There are two things that we know are true. First, whatever we think is our path today will continuously change over time as we’re exposed to fresh information. The second is that our current situation will not be our last in our lives, just the one that we get to experience today
We’ve written about Lincoln, Harriet Tubman, and others who are true leaders and heroes. Each offered many lessons – but they all had two in common. The first is to learn from wherever you can and then make the best-informed decisions. The second, and more important, is to have the courage to act on those decisions. Many people like to tell us what to do, but real leaders show us what to do.

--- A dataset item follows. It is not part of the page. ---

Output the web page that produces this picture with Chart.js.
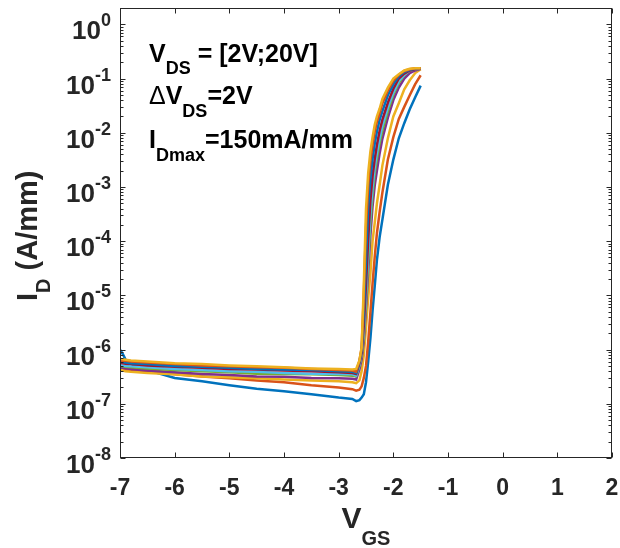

“Fight for the things that you care about, but do it in a way that will lead others to join you.”
– Ruth Bader Ginsburg
This week I wanted to share an installment from a Motivational Blog that I get every Monday from John O’Leary. You may recognize the name – I’ve referenced his writing in the past.
He has a remarkable story that continuously helps me realign my baseline when things get tough and that helps me to refocus on what real success is. This week’s blog focused on moving out of “group think” and resetting “normal” based on facts – a good lesson for all leaders.
One of the joys we have in being the authors of our mobilePLUS software solution is the impact it has with customers. Providing them better information for their decisions helps them grow in their position of leadership. We appreciate our role in providing information that enables them to make the best decisions possible.
When I left college many moons ago, I thought I’d learned what I need to know, and would then just need to go out and execute. Well, after my immediate failures, I then invested in learning how to sell – and that led to learning how to manage.
Updating that early management training to real leadership will take me the rest of my life. While challenging, the diversity and ever-expanding opportunities to learn are actually fun!